All of this was happening whilst working in a pretty fast-paced, time sensitive environment, no different to hordes of publishers in the games industry, especially when you are heading towards launch phase of a new IP in highly competitive landscape and in my capacity as Operations Director for the EMEA region, the pressures and responsibilities were not outside the normal realms of expectation for me. 

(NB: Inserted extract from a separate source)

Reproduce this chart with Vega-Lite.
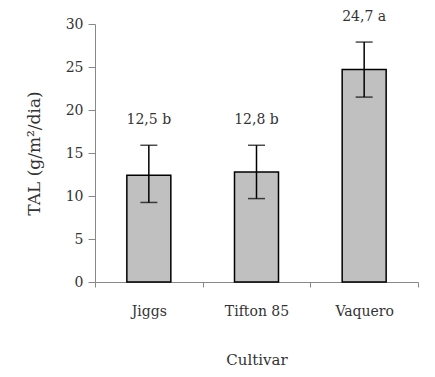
{
  "$schema": "https://vega.github.io/schema/vega-lite/v6.json",
  "autosize": "none",
  "padding": {"left": 95, "top": 24, "right": 17, "bottom": 95},
  "width": 323,
  "height": 258,
  "background": "white",
  "config": {
    "view": {"stroke": null},
    "font": "DejaVu Serif",
    "axis": {"grid": false, "domainColor": "#888888", "tickColor": "#888888", "labelFont": "DejaVu Serif", "titleFont": "DejaVu Serif", "labelColor": "#333333", "titleColor": "#333333", "titleFontWeight": "normal", "labelFontSize": 14, "titleFontSize": 15}
  },
  "data": {"values": [
    {"cultivar": "Jiggs", "tal": 12.4, "low": 9.25, "high": 15.9, "label": "12,5 b"},
    {"cultivar": "Tifton 85", "tal": 12.8, "low": 9.7, "high": 15.9, "label": "12,8 b"},
    {"cultivar": "Vaquero", "tal": 24.7, "low": 21.5, "high": 27.9, "label": "24,7 a"}
  ]},
  "encoding": {
    "x": {"field": "cultivar", "type": "nominal", "sort": null, "title": "Cultivar",
      "scale": {"paddingInner": 0, "paddingOuter": 0},
      "axis": {"labelAngle": 0, "tickBand": "extent", "tickSize": 5, "labelPadding": 17, "titlePadding": 34}}
  },
  "layer": [
    {"mark": {"type": "bar", "color": "#c0c0c0", "stroke": "black", "strokeWidth": 1.5, "width": 44},
     "encoding": {"y": {"field": "tal", "type": "quantitative", "title": "TAL (g/m²/dia)",
       "scale": {"domain": [0, 30], "nice": false},
       "axis": {"values": [0, 5, 10, 15, 20, 25, 30], "tickSize": 7, "labelPadding": 5, "titlePadding": 22, "titleFontSize": 17}}}},
    {"mark": {"type": "rule", "color": "black", "strokeWidth": 1.5},
     "encoding": {"y": {"field": "low", "type": "quantitative"}, "y2": {"field": "high"}}},
    {"mark": {"type": "tick", "color": "black", "thickness": 1.5, "size": 17, "orient": "horizontal"},
     "encoding": {"y": {"field": "high", "type": "quantitative"}}},
    {"mark": {"type": "tick", "color": "black", "thickness": 1.5, "size": 17, "orient": "horizontal"},
     "encoding": {"y": {"field": "low", "type": "quantitative"}}},
    {"mark": {"type": "text", "dy": -25, "fontSize": 14, "color": "#333333", "baseline": "middle", "font": "DejaVu Serif"},
     "encoding": {"y": {"field": "high", "type": "quantitative"}, "text": {"field": "label"}}}
  ]
}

Having worked in the industry for over 20 years at this point, dare I say it, I was pretty proficient in my role, or so I thought.  As the symptoms of the perimenopause progressed, they manifested themselves in ways I had not anticipated and I was still oblivious to the root cause of why and what was making me feel so bloody awful.  Basic tasks which I could ordinarily perform on auto-pilot in my day-to-day role, took a huge amount of effort, oftentimes having to sense check or verify aspects many times over to ensure it was right. 

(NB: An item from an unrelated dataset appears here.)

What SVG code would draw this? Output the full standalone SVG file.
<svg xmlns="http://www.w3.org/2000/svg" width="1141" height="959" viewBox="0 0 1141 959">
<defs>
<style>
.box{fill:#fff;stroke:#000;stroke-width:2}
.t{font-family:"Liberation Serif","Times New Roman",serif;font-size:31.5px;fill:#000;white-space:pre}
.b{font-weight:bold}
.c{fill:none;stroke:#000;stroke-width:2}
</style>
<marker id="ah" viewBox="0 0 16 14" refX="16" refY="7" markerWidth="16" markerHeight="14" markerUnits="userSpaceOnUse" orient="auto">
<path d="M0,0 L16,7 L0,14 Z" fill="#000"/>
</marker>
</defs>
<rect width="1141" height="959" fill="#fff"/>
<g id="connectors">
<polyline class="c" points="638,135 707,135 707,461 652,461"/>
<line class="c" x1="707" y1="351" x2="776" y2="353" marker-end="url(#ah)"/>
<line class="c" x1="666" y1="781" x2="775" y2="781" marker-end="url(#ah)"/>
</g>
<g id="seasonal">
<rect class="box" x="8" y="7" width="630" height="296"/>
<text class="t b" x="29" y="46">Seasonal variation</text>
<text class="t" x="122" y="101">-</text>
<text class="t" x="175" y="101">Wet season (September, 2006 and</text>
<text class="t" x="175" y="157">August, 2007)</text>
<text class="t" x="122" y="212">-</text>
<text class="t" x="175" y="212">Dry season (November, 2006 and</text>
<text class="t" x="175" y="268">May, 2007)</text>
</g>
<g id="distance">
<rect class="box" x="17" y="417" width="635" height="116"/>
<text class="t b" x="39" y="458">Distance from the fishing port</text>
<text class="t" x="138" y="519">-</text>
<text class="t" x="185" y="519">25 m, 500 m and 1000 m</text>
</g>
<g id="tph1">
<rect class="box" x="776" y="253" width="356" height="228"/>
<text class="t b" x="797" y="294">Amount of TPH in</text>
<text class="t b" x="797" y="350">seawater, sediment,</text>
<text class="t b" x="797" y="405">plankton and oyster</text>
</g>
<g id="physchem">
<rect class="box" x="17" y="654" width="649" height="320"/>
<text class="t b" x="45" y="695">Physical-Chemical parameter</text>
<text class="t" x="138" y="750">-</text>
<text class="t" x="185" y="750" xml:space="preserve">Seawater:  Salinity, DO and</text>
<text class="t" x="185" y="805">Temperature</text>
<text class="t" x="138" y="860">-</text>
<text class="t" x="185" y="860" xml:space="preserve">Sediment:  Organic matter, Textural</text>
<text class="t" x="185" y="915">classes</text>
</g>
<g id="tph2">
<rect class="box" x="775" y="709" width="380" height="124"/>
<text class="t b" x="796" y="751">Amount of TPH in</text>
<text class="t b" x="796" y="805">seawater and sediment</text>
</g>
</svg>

It was exhausting!!  I was having to work twice as hard for the same results and I felt that if I shared how this was impacting my work life, it would call into question my professional capacity which was a hugely horrifying concept to me. 

I was and still am massively proud of my career in the games industry and I didn’t want that to be marred in anyway, so I did my best to conceal the extent of how my health struggles caused by the perimenopause (undiagnosed), were affecting me. 

I questioned everything and I seriously thought I was losing my mind, I honestly thought I was falling into cognitive decline, so much so, I started to question if I was suffering from early onset dementia, a disease I had sadly watch my paternal grandmother endure.  This may seem like an extreme overreaction, but one I now know isn’t an uncommon worry for people in the throes of peri/menopause.   

The anxiety and emotional stress I felt throughout this period was immeasurable and in tandem, I was undergoing many medical tests, consultations for various symptoms, I was being pulled from pillar to post in varying fields; urology, rheumatology, gynaecology, none of which could really get to the root cause of the symptoms, in fact at no point was perimenopause or menopause mentioned or even flagged by the so called “experts”. 

It was only when I started to share how I was feeling with close friends that I began to join the dots, with many of us having similar stories, symptoms and signs, we all agreed that the lack of understanding, support or information from the medical sector was pretty staggering and for me personally, it opened the door to my new found path to becoming a Holistic Health and Wellness Coach.   

That journey also contributed to my decision to step away from the games industry and by openly addressing the physical, emotional, and mental changes brought on by peri/menopause, I want to lobby and challenge employers to engage in conversation, dispel myths and misinformation and provide education in the workplace.    

I want to champion the creation of a more inclusive and supportive work environment that allows all menopausal people to thrive, armed with the right support managing menopause in the workplace can be an opportunity for growth and development.